Repeating his contention that the first respondent had abandoned the services, the petitioner urged that he had not indulged in any unfair labour practice and, therefore, the complaint be dismissed. 3. On appreciation of the evidence adduced before him, the learned Labour Judge came to the conclusion that the services of the first respondent were illegally terminated and that the petitioner has indulged in unfair labour practice and, therefore, the first respondent was entitled to reinstatement and back wages at the rate of Rs. 500/-per month from the date of the termination of his services till the date of reinstatement. Being aggrieved, the petitioner-employer invoked the supervisory writ jurisdiction of this Court under Article 227 of the Constitution by filing the present writ petition. 4. Now, about the qualification or otherwise of the first respondent workman we are not concerned. However, it is an admitted fact that he was in the employment of the petitioner from 15.2.1979 to 14-2-1980. The evidence of the first respondent shows that on the day in question he was asked to leave the work premises and that is how his services were terminated. From the evidence of the first respondent it is clear that the petitioner terminated his services by an oral order and when that was done the first respondent was neither paid wages in lieu of notice nor retrenchment compensation and admittedly he had worked for more than 240 days in a year. That shows that the services of the first respondent were illegally terminated. There is no evidence on record except the pleading of the petitioner that the first respondent had abandoned services. I am not persuaded to accept this contention of the petitioner in the absence of any credible and satisfactory evidence. The learned Labour Judge, therefore, was not wrong in holding that the services of the first respondent were illegally terminated. This would amount to unfair labour practice on the part of the petitioner-employer covered by items (a), (b) and (f) of Schedule IV of the M.R.T.U. & P.U.L.P. Act, 1971 according to which it is unfair labour practice on the part of an employer to discharge or dismiss an employee by way of victimisation or not in good faith but in colourable exercise of employer's right and with undue haste. 5.
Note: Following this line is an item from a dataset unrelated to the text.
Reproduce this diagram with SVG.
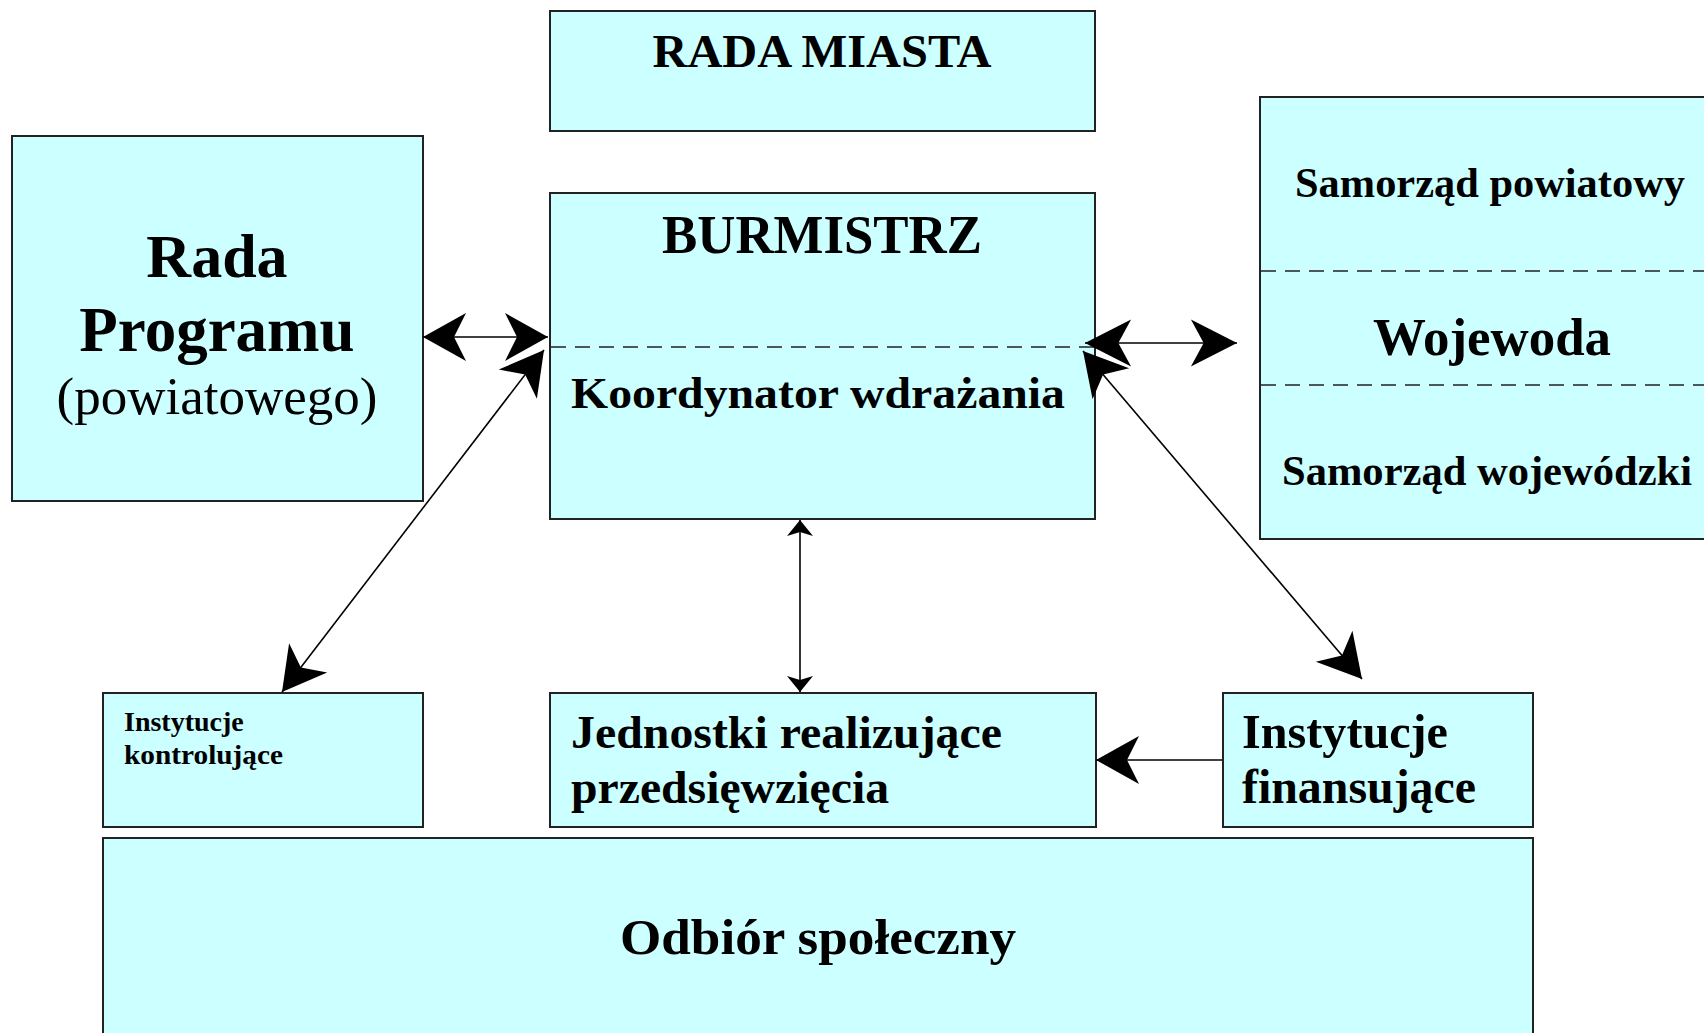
<svg xmlns="http://www.w3.org/2000/svg" width="1704" height="1033" viewBox="0 0 1704 1033">
<style>
.box{fill:#CCFFFF;stroke:#222;stroke-width:2}
.dash{stroke:#222;stroke-width:1.6;stroke-dasharray:15 9;fill:none}
.t{font-family:"Liberation Serif","Times New Roman",serif;font-weight:bold;fill:#000}
.r{font-family:"Liberation Serif","Times New Roman",serif;font-weight:normal;fill:#000}
.c{text-anchor:middle}
.ln{stroke:#000;stroke-width:1.6;fill:none}
</style>
<defs>
<marker id="big" markerUnits="userSpaceOnUse" markerWidth="50" markerHeight="50" viewBox="-45 -25 47 50" refX="0" refY="0" orient="auto-start-reverse" overflow="visible">
<path d="M0,0 L-43,-24 L-31,0 L-43,24 Z" fill="#000"/>
</marker>
<marker id="long" markerUnits="userSpaceOnUse" markerWidth="50" markerHeight="50" viewBox="-49 -25 51 50" refX="0" refY="0" orient="auto-start-reverse" overflow="visible">
<path d="M0,0 L-47,-24 L-34,0 L-47,24 Z" fill="#000"/>
</marker>
<marker id="small" markerUnits="userSpaceOnUse" markerWidth="20" markerHeight="30" viewBox="-18 -14 20 28" refX="0" refY="0" orient="auto-start-reverse" overflow="visible">
<path d="M0,0 L-16,-13 L-12,0 L-16,13 Z" fill="#000"/>
</marker>
</defs>
<rect width="1704" height="1033" fill="#fff"/>

<g id="rada-miasta">
<rect class="box" x="550" y="11" width="545" height="120"/>
<text class="t c" x="822" y="67" font-size="46" textLength="339" lengthAdjust="spacingAndGlyphs">RADA MIASTA</text>
</g>

<g id="rada-programu">
<rect class="box" x="12" y="136" width="411" height="365"/>
<text class="t c" x="217" y="277" font-size="62">Rada</text>
<text class="t c" x="217" y="351" font-size="63">Programu</text>
<text class="r c" x="217" y="414" font-size="53">(powiatowego)</text>
</g>

<g id="burmistrz">
<rect class="box" x="550" y="193" width="545" height="326"/>
<line class="dash" x1="551" y1="347" x2="1094" y2="347"/>
<text class="t c" x="822" y="253" font-size="54" textLength="320" lengthAdjust="spacingAndGlyphs">BURMISTRZ</text>
<text class="t" x="571" y="408" font-size="44" textLength="494" lengthAdjust="spacingAndGlyphs">Koordynator wdrażania</text>
</g>

<g id="wojewoda">
<rect class="box" x="1260" y="97" width="460" height="442"/>
<line class="dash" x1="1261" y1="271" x2="1704" y2="271"/>
<line class="dash" x1="1261" y1="385" x2="1704" y2="385"/>
<text class="t" x="1295" y="197" font-size="43" textLength="390" lengthAdjust="spacingAndGlyphs">Samorząd powiatowy</text>
<text class="t" x="1373" y="355" font-size="53" textLength="238" lengthAdjust="spacingAndGlyphs">Wojewoda</text>
<text class="t" x="1282" y="485" font-size="43" textLength="410" lengthAdjust="spacingAndGlyphs">Samorząd wojewódzki</text>
</g>

<g id="instytucje-kontrolujace">
<rect class="box" x="103" y="693" width="320" height="134"/>
<text class="t" x="124" y="731" font-size="28">Instytucje</text>
<text class="t" x="124" y="764" font-size="28" textLength="159" lengthAdjust="spacingAndGlyphs">kontrolujące</text>
</g>

<g id="jednostki">
<rect class="box" x="550" y="693" width="546" height="134"/>
<text class="t" x="571" y="748" font-size="47" textLength="431" lengthAdjust="spacingAndGlyphs">Jednostki realizujące</text>
<text class="t" x="571" y="803" font-size="47" textLength="318" lengthAdjust="spacingAndGlyphs">przedsięwzięcia</text>
</g>

<g id="instytucje-finansujace">
<rect class="box" x="1223" y="693" width="310" height="134"/>
<text class="t" x="1242" y="748" font-size="48" textLength="206" lengthAdjust="spacingAndGlyphs">Instytucje</text>
<text class="t" x="1242" y="803" font-size="48" textLength="234" lengthAdjust="spacingAndGlyphs">finansujące</text>
</g>

<g id="odbior-spoleczny">
<rect class="box" x="103" y="838" width="1430" height="220"/>
<text class="t" x="620" y="954" font-size="51" textLength="396" lengthAdjust="spacingAndGlyphs">Odbiór społeczny</text>
</g>

<g id="connectors">
<line class="ln" x1="423" y1="337" x2="548" y2="337" marker-start="url(#big)" marker-end="url(#big)"/>
<line class="ln" x1="282" y1="692" x2="544" y2="350" marker-start="url(#big)" marker-end="url(#big)"/>
<line class="ln" x1="800" y1="520" x2="800" y2="692" marker-start="url(#small)" marker-end="url(#small)"/>
<line class="ln" x1="1085" y1="343" x2="1237" y2="343" marker-start="url(#long)" marker-end="url(#long)"/>
<line class="ln" x1="1083" y1="351" x2="1362" y2="679" marker-start="url(#big)" marker-end="url(#big)"/>
<line class="ln" x1="1222" y1="760" x2="1096" y2="760" marker-end="url(#big)"/>
</g>
</svg>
5. Once having come to the conclusion that the petitioner-employer had indulged in unfair labour practice, the learned Labour Judge was not wrong in granting relief of reinstatement with full back wages to the first respondent- workman because it is well settled law that reinstatement has to be followed by an order of full back wages. 6. In this view of the matter, I find no infirmity in the impugned judgment and order passed by the learned Labour Judge and by no stretch of imagination it can be said that the same are perverse. There is thus no merit in this writ petition which deserves to be rejected. 7. In the result, the Writ Petition fails and the same stands rejected. Rule is accordingly discharged with costs. Interim relief granted earlier also stands vacated.